= What you need to do =
Search the material and gather each line with "chart" in it.

=== Provided data ===

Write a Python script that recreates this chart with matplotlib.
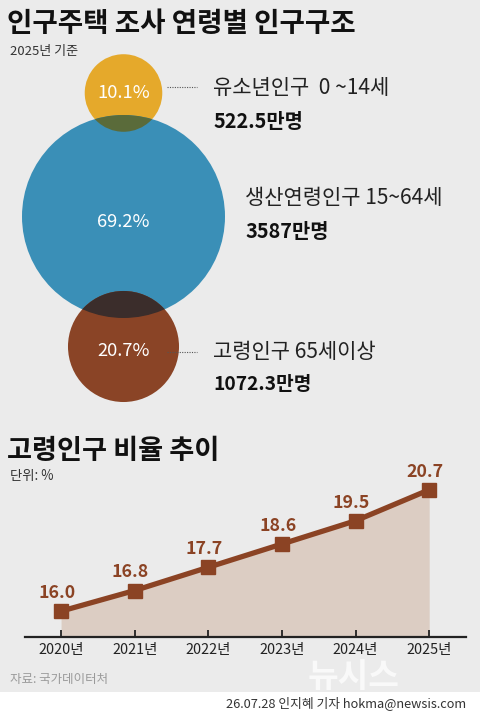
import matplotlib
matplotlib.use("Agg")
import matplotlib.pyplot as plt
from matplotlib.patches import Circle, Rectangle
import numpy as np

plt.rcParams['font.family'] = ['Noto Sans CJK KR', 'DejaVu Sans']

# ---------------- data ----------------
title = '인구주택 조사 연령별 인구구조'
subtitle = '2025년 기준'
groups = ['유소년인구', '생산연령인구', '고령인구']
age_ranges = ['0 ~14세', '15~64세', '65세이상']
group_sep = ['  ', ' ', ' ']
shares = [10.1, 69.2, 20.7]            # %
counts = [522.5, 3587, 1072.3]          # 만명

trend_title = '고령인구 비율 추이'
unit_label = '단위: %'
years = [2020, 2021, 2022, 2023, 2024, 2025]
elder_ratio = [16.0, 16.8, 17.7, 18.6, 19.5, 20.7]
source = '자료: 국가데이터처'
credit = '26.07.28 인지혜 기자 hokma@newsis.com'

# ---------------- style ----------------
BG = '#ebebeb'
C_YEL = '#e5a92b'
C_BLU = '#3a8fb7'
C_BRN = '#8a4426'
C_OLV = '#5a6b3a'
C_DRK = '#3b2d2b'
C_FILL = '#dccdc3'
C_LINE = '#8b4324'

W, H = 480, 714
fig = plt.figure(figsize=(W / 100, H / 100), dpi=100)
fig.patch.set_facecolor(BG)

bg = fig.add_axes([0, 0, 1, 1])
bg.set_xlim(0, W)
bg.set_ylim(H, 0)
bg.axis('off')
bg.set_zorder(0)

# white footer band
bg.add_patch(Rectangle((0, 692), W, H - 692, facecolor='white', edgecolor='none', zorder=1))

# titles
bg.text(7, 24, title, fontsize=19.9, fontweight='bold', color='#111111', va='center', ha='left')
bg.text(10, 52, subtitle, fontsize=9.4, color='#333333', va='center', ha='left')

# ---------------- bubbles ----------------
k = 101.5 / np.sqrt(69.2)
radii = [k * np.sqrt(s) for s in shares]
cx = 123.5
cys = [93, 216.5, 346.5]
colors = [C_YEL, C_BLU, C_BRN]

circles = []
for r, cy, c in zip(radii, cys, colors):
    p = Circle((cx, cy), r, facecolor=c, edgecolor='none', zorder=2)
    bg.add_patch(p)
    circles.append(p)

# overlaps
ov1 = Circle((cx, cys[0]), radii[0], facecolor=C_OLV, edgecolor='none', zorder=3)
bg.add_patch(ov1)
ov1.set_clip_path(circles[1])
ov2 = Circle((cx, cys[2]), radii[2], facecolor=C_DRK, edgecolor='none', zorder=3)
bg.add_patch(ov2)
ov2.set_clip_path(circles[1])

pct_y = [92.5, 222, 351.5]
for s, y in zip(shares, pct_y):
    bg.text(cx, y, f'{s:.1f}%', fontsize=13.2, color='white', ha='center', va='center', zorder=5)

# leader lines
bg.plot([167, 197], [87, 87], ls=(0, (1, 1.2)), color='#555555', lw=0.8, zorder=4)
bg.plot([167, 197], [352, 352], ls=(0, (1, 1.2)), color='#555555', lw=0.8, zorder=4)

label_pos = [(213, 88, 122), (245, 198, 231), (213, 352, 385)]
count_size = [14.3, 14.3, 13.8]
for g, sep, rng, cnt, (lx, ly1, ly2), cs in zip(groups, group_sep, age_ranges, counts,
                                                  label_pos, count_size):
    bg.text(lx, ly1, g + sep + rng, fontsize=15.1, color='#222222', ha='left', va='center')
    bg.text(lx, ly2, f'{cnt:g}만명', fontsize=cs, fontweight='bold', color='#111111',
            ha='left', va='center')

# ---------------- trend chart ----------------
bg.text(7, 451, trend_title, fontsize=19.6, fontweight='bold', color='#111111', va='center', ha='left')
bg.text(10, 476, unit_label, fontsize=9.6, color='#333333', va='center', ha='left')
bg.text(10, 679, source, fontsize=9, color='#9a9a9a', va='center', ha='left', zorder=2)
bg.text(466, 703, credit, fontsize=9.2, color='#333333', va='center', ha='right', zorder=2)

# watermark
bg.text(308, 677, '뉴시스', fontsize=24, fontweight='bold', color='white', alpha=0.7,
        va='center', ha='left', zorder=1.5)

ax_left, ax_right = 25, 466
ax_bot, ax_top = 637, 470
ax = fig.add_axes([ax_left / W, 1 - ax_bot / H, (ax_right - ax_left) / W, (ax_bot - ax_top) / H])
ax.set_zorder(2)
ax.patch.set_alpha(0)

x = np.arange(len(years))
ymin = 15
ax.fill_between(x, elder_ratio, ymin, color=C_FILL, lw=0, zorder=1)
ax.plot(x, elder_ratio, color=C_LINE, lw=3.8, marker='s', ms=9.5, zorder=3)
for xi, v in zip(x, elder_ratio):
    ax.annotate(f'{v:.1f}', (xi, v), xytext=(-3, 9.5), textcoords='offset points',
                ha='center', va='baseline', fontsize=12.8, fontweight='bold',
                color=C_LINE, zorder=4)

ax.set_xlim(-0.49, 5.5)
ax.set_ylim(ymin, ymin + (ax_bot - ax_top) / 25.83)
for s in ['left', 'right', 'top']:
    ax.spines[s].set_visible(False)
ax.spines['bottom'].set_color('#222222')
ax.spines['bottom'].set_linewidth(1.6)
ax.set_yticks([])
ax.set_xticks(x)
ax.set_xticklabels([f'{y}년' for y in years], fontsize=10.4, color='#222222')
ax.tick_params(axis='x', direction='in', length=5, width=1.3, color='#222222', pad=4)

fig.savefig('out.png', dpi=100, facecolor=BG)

===
=== Provided data ===

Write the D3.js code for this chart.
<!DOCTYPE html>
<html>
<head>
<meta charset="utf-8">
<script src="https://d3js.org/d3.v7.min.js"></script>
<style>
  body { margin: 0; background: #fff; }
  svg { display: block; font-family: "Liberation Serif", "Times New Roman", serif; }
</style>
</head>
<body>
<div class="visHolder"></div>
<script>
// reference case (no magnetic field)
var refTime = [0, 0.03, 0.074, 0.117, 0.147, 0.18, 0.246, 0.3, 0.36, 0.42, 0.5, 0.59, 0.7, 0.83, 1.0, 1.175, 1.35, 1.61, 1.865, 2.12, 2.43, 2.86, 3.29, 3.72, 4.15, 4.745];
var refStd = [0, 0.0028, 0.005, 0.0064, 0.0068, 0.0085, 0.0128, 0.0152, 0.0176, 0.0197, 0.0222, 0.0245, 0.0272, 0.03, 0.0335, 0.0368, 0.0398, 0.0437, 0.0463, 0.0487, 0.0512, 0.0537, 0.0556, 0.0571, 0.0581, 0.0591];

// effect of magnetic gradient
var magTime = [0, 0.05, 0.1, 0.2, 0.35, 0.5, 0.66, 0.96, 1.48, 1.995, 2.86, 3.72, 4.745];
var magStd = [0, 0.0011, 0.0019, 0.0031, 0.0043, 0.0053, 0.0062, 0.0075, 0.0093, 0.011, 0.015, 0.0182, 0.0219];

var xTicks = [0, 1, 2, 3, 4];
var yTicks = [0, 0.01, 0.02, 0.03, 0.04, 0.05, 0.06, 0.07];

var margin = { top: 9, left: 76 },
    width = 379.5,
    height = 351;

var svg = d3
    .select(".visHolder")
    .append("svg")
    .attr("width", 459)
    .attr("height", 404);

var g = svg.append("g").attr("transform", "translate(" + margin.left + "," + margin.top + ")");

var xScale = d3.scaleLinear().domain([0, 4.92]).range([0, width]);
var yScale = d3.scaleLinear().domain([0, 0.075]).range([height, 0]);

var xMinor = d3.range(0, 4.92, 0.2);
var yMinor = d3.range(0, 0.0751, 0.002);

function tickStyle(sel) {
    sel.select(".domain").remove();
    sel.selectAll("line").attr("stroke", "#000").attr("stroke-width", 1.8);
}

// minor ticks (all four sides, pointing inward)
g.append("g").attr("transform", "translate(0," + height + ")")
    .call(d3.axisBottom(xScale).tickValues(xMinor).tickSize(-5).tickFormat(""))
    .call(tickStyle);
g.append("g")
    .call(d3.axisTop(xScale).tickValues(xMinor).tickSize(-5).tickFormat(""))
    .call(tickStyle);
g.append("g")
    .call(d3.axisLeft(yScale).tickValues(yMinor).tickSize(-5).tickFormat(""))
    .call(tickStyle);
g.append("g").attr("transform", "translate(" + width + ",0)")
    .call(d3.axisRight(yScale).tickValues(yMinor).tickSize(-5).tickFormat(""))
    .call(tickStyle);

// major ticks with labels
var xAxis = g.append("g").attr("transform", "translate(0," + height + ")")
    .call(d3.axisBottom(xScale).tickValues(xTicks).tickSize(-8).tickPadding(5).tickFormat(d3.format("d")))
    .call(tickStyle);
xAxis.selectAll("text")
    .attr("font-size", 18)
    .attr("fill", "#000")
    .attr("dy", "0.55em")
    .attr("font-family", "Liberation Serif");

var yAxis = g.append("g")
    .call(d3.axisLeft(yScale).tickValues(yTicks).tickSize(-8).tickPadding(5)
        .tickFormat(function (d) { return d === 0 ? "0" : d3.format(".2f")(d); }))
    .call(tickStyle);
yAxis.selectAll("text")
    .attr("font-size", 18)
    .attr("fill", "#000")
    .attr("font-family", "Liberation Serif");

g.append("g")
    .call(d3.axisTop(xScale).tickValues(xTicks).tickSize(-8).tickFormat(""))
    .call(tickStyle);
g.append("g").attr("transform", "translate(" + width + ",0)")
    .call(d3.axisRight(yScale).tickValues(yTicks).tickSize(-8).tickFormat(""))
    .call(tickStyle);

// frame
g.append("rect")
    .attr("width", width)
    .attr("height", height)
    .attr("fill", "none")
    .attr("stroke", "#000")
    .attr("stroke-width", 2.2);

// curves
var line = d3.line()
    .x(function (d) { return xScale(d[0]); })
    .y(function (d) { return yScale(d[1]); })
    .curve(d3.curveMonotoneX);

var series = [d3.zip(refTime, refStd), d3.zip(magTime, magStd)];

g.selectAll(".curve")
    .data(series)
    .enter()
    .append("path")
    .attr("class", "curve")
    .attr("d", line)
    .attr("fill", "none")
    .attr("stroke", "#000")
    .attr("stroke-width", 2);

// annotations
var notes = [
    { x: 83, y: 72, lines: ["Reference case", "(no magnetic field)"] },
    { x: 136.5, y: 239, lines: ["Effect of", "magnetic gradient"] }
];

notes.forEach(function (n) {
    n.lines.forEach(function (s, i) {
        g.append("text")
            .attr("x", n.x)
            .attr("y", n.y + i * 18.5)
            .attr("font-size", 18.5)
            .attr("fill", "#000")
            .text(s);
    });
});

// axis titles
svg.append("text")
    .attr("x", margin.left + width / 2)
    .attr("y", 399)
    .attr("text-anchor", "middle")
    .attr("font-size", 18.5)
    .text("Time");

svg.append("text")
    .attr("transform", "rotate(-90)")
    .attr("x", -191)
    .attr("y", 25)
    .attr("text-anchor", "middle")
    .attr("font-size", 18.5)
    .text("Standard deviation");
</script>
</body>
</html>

===
=== Provided data ===

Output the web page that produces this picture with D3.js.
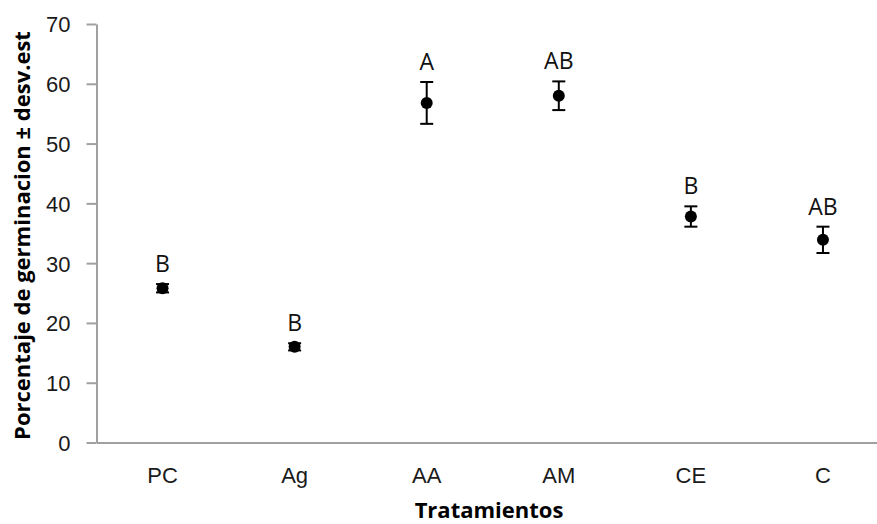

===

= Full output =
Write a Python script that recreates this chart with matplotlib.
# ---------------- trend chart ----------------
Write the D3.js code for this chart.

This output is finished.